Can you set down, exactly as they appear below, the lines from the opening of the material through the one bearing "plt.rcParams['font.family'] = ['Lato', 'DejaVu", minus the pictures?

++++++++

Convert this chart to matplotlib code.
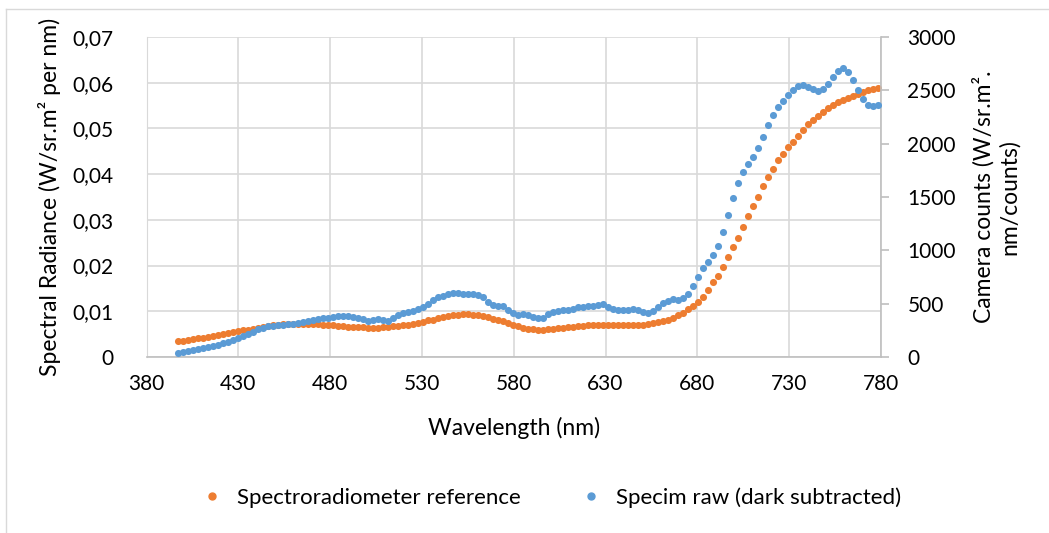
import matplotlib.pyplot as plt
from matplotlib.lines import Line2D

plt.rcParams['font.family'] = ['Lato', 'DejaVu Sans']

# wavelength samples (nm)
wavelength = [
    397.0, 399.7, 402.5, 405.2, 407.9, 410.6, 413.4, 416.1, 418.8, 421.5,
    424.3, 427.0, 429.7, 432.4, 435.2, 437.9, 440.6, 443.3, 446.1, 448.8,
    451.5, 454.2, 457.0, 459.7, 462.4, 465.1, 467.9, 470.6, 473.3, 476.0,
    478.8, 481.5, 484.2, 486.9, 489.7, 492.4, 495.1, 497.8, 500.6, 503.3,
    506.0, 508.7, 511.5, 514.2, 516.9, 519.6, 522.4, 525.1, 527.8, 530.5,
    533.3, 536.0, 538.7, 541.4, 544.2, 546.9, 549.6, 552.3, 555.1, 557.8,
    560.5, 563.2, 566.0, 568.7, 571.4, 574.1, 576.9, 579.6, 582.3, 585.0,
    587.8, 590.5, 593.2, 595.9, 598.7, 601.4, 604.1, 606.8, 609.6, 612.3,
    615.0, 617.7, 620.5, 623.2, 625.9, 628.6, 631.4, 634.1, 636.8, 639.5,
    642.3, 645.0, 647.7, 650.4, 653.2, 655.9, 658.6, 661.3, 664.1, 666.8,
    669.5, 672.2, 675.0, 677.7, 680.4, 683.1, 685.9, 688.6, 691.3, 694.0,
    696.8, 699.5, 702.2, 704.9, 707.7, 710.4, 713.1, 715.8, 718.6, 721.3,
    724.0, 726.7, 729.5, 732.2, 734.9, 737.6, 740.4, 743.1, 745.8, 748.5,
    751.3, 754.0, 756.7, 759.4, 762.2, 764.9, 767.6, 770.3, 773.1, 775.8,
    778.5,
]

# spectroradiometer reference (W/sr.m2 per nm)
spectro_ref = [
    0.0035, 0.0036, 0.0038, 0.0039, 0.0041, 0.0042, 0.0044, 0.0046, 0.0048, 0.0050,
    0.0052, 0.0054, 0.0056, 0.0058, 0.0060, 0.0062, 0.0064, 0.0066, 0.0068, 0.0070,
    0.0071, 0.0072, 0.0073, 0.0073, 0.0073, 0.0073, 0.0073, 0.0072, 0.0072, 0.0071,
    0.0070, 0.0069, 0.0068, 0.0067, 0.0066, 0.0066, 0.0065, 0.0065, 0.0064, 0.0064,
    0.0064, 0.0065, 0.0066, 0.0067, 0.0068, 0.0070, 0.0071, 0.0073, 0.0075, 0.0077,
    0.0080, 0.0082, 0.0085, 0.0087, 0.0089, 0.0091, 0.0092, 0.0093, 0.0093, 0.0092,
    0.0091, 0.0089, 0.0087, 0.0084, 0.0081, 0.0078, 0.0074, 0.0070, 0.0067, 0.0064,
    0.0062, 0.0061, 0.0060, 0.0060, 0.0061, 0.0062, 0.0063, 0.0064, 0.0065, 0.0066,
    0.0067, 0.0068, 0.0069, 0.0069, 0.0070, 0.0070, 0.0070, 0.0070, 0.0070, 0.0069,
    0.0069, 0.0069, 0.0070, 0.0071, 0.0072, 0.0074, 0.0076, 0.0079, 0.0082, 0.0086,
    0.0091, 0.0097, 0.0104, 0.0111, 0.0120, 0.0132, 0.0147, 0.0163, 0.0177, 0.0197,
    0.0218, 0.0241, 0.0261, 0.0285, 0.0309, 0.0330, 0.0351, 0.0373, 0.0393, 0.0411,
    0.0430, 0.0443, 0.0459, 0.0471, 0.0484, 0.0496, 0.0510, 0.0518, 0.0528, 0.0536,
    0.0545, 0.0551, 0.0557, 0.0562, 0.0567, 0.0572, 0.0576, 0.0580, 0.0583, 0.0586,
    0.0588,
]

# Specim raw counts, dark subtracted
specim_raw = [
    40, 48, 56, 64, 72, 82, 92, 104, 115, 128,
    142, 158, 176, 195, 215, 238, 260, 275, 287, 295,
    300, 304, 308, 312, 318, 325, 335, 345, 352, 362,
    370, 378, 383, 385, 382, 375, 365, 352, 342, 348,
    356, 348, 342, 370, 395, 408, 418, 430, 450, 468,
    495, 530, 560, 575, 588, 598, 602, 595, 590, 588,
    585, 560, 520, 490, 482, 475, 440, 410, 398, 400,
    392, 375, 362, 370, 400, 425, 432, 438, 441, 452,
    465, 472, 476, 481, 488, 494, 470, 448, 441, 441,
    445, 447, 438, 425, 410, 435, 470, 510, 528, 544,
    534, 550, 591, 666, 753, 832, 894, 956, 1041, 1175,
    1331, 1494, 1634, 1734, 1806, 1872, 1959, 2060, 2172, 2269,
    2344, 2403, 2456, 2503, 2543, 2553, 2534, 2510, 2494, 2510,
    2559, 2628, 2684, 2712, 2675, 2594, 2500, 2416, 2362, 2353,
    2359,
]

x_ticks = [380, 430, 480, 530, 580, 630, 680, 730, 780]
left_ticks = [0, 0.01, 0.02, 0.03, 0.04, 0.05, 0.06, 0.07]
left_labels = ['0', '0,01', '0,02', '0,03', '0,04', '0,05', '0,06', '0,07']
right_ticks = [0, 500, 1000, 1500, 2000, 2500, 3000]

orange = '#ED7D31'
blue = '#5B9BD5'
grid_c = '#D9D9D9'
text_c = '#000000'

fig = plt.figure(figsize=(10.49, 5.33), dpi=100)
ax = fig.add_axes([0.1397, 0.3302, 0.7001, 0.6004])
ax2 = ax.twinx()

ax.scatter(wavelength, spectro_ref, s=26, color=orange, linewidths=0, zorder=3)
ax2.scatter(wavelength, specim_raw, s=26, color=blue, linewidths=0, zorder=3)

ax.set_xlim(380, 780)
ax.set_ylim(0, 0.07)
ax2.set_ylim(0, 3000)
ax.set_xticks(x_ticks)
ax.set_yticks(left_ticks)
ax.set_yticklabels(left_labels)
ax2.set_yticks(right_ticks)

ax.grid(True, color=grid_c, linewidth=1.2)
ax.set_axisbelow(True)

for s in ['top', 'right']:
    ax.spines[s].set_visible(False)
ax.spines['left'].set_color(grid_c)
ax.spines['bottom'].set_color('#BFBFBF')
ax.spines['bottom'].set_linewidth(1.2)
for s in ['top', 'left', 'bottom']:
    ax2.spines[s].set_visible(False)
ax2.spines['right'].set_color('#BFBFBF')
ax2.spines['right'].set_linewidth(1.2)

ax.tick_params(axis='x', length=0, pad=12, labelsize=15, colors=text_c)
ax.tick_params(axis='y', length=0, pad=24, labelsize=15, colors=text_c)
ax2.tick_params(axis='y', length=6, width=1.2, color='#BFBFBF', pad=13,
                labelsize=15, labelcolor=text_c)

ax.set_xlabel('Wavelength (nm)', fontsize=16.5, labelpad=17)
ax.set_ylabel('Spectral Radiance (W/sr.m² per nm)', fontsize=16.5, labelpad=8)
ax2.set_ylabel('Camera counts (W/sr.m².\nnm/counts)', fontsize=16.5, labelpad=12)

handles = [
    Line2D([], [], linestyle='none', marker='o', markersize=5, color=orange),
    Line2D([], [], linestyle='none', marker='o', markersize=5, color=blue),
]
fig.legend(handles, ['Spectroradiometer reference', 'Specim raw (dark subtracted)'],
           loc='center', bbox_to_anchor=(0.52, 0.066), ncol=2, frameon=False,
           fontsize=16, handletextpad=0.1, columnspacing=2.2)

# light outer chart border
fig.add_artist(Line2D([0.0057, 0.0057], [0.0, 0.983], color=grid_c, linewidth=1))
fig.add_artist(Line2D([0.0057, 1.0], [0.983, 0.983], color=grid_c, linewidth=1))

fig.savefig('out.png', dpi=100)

++++++++

Expected answer:
Convert this chart to matplotlib code.
import matplotlib.pyplot as plt
from matplotlib.lines import Line2D

plt.rcParams['font.family'] = ['Lato', 'DejaVu Sans']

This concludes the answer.